В такой впечатляющей форме подводит Соловьев итоги развития европейской философии Нового времени, отмечая, что дальше можно двигаться либо к безусловному скептицизму, либо к признанию того, что истинно-сущее не заключается ни в реальном бытии внешнего мира, ни в идеальном бытии нашего разума; оно не познается ни чистым опытом, ни чистым мышлением, а имеет собственную абсолютную действительность и сообщает миру его реальность, а нашему мышлению - его идеальное содержание. Названное философское воззрение, как отмечает Соловьев, обычно называют мистицизмом. Им и замыкается, по мнению данного автора, круг возможных философских воззрений.
Правда, само мистическое знание, по Соловьеву, непосредственно не образует системы понятий, ибо предстает лишь в форме безусловной внутренней уверенности, и поэтому нуждается в последующем опытном подтверждении. Искомая Соловьевым свободная теософия, или цельное знание, должна выступить как внутренний союз мистицизма, рационализма и эмпиризма, т.е. соответственно теологии, представляющей здесь мистицизм, философии, совпадающей в основном с рационализмом, и положительной науки, связанной с эмпиризмом. Отправляясь от этих посылок, Соловьев выстраивает внушительную систему понятий, организованную в строгую триадическую форму и показывающую, что,эмпиризм, рационализм и мистика ложны лишь в их претензии на абсолютность, но вместе с тем все они заключают в себе частичную истину, которая должна войти в целостное знание свободной теософии. Такие же процессы синтеза должны произойти, по убеждению Соловьева, и в сферах творчества и практической деятельности.

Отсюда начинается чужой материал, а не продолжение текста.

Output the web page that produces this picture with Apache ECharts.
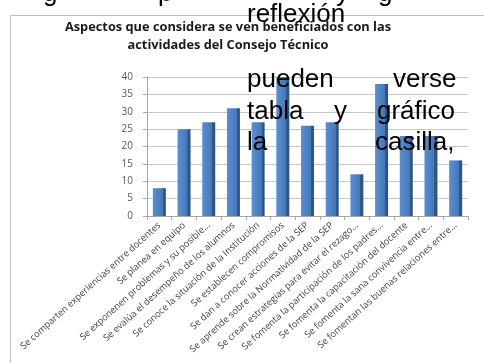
<!DOCTYPE html>
<html>
<head>
<meta charset="utf-8">
<script src="https://cdn.jsdelivr.net/npm/echarts@6/dist/echarts.min.js"></script>
<style>
html,body{margin:0;padding:0;background:#fff;}
#chart{width:484px;height:363px;}
</style>
</head>
<body>
<div id="chart"></div>
<script>
var categories = [
  'Se comparten experiencias entre docentes',
  'Se planea en equipo',
  'Se exponenen problemas y su posible...',
  'Se evalúa el desempeño de los alumnos',
  'Se conoce la situación de la Institución',
  'Se establecen compromisos',
  'Se dan a conocer acciones de la SEP',
  'Se aprende sobre la Normatividad de la SEP',
  'Se crean estrategias para evitar el rezago...',
  'Se fomenta la participación de los padres...',
  'Se fomenta la capacitación del docente',
  'Se fomenta la sana convivencia entre...',
  'Se fomentan las buenas relaciones entre...'
];
var values = [8, 25, 27, 31, 27, 40, 26, 27, 12, 38, 23, 23, 16];
var titleLines = ['Aspectos que considera se ven beneficiados con las', 'actividades del Consejo Técnico'];
var overlayWords = [
  {t: 'g', x: 43, y: -19}, {t: 'p', x: 158, y: -19}, {t: 'y', x: 336, y: -19}, {t: 'g', x: 378, y: -19},
  {t: 'reflexión', x: 247, y: 2},
  {t: 'pueden', x: 247, y: 67}, {t: 'verse', x: 393, y: 67},
  {t: 'tabla', x: 247, y: 98.5}, {t: 'y', x: 334, y: 98.5}, {t: 'gráfico', x: 377, y: 98.5},
  {t: 'la', x: 247, y: 130}, {t: 'casilla,', x: 375, y: 130}
];

var chart = echarts.init(document.getElementById('chart'), null, {renderer: 'canvas'});

var graphics = [{
  type: 'rect', z: -10, silent: true,
  shape: {x: 10.5, y: 15.5, width: 490, height: 400},
  style: {fill: 'none', stroke: '#bfbfbf', lineWidth: 1}
}];
overlayWords.forEach(function (w) {
  graphics.push({
    type: 'text', z: 100, silent: true,
    x: w.x, y: w.y,
    style: {
      text: w.t, fill: '#000',
      font: '26px "Liberation Sans", Arial, sans-serif',
      textAlign: 'left', verticalAlign: 'top'
    }
  });
});

chart.setOption({
  animation: false,
  title: {
    text: titleLines.join('\n'),
    left: 223, top: 13, textAlign: 'center',
    textStyle: {
      fontFamily: '"Open Sans", "Liberation Sans", sans-serif',
      fontWeight: 'bold', fontSize: 12.8, color: '#1a1a1a', lineHeight: 18
    }
  },
  grid: {left: 147, right: 16, top: 77, bottom: 147, containLabel: false},
  xAxis: {
    type: 'category',
    data: categories,
    axisLine: {lineStyle: {color: '#a6a6a6'}},
    axisTick: {show: true, alignWithLabel: false, length: 4, lineStyle: {color: '#a6a6a6'}},
    axisLabel: {
      interval: 0, rotate: 42, margin: 8,
      fontSize: 9.3, color: '#404040',
      fontFamily: '"Open Sans", "Liberation Sans", sans-serif'
    }
  },
  yAxis: {
    type: 'value', min: 0, max: 40, interval: 5,
    axisLine: {show: true, lineStyle: {color: '#a6a6a6'}},
    axisTick: {show: true, length: 4, lineStyle: {color: '#a6a6a6'}},
    axisLabel: {fontSize: 10, color: '#595959', margin: 14,
      fontFamily: '"Open Sans", "Liberation Sans", sans-serif'},
    splitLine: {lineStyle: {color: '#c8c8c8', width: 1}}
  },
  series: [{
    type: 'bar',
    data: values,
    barWidth: 13,
    itemStyle: {
      color: {
        type: 'linear', x: 0, y: 0, x2: 1, y2: 0,
        colorStops: [
          {offset: 0, color: '#5a8fd0'},
          {offset: 0.5, color: '#4c80c0'},
          {offset: 0.76, color: '#4677b6'},
          {offset: 0.77, color: '#30598c'},
          {offset: 1, color: '#2b5283'}
        ]
      }
    }
  }],
  graphic: graphics
});
</script>
</body>
</html>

В частности, характеризуя современное ему развитие западной цивилизации в целом, Соловьев ставит под сомнение утвердившийся в ней принцип свободы, который, будучи отдельно взятым, имеет только отрицательное значение и не предлагает положительной цели жизни. Устанавливается всеобщее обезличение и опошление; единственным существенным различием между людьми остается имущественное различие; единственным величием - величие и власть капитала. «Отдельный эгоистический интерес, случайный факт, мелкая подробность - атомизм в жизни, атомизм в науке, атомизм в искусстве - вот последнее слово западной цивилизации»1.
Поскольку история не должна завершиться этим, как говорит Соловьев, ничтожеством, то предстоит одухотворить уже выработанные предшествующим историческим развитием отдельные элементы жизни и знания, освободив их от притязаний на исключительность. В свете нынешней разобщенности умов и дезориентированности практических действий многозначительно звучат слова Соловьева, написанные в конце XIX в.: «Хотя тот великий синтез, к которому идет человечество, осуществление положительного всеединства в жизни, знании и творчестве, - совершится, конечно, не в области философских теорий и не усилиями отдельных умов человеческих, но сознан в своей истине этот синтез должен быть, разумеется, отдельными умами»2, в чем и состоит, надо думать, призвание философии, претендующей на действительную современность.